Have you ever wondered why or how some people just seem to have a knack for making and keeping friends? People seem to love them wherever they go. And it all seems so effortless.
I’m not one of those people…
Don’t get me wrong I can mingle, chit-chat, make small talk, find common ground with the best of them, but it takes a lot of work. A lot of effort. Effort that, if I’m being an honest introvert, I don’t want to take most of the time. But I think I’ve stumbled on a secret that will help me and can help you too if you’re like me.
I’ve been watching a lot of poker games lately – Texas Hold ‘Em specifically. Not in person, like so many other things, there’s an app for that. Also the Main Event of the World Series of Poker is on ESPN so even if you’re not a hardcore fan you and watch professional poker players and amateurs spend hours if not days playing poker.

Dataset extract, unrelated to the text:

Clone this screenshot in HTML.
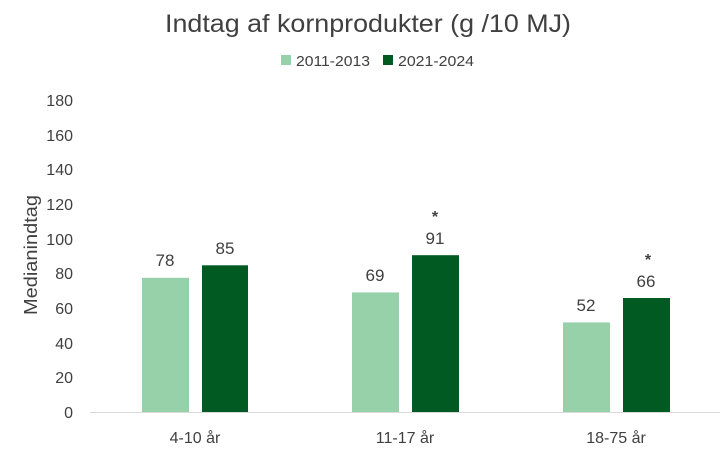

If you’re not familiar with Texas Hold ‘Em it’s a version of poker where each player gets two cards, then each player either calls the bet, raises, or folds. The dealer then turns over three cards, better known as the flop. There is another round of betting then the dealer turns over one card or the turn. There is another round of betting and then the dealer turns over the last card or the river. Then comes the last round of betting. The winner has the best five cards made out of a combination of his cards and what’s on the table.
In theory at least. A lot of people bluff, which means they bet like they have a better hand than they do. Or they act like they have less of hand then they do to trap other players into putting more money into the pot. Sometimes this works and sometimes it backfires.
This is where a person’s ‘tells’ come into play. What is a tell? A tell is a behavior or mannerism that let’s the other people at the table know what someone is holding. A tell can be something as simple as scratching your nose when you’re holding a pair of aces or as complicated as scratching your head, then your nose, and then coughing. It can be a sigh. It can be excessive talking.
A tell can be anything and everyone has them. Even the professional poker players who have been playing for decades. And tells don’t stop when someone leaves the poker table.
Being able to accurately and objectively read body language is a skill which I think we should all learn. We should also be cognizant of our own body language because even the subtlest tells can have a big impact on the way others’ perceive us.
Everyone is aware of tells even if it’s only on a subconscious level. We know when someone is overly anxious, angry, sad and we respond even if we still only pick up on the mood on the subconscious level. I think the majority of our communication is done on a subconscious level which is scary to me.
What would happen if we took just a minute or two to really look at someone we’re conversing with or about to before we launch into some speech or tirade or story? Would we see the ‘tell’ or look that flits across their face that let’s us know they are happy, sad, mad, or in no mood to deal with us? Would it register that maybe we need to adjust our approach or just come back later so we get the outcome we were hoping for?
Sounds exhausting, right? Always looking for someone’s tells. It is at first, but soon it becomes second nature and it’s well worth the effort. We learn more about our own behavior, our tells, we are able to communicate more effectively and build better relationships.
So if you want a crash course in tells and how to read them I highly suggest you check out a poker tournament or game. It might just improve your ability to read the tells of life.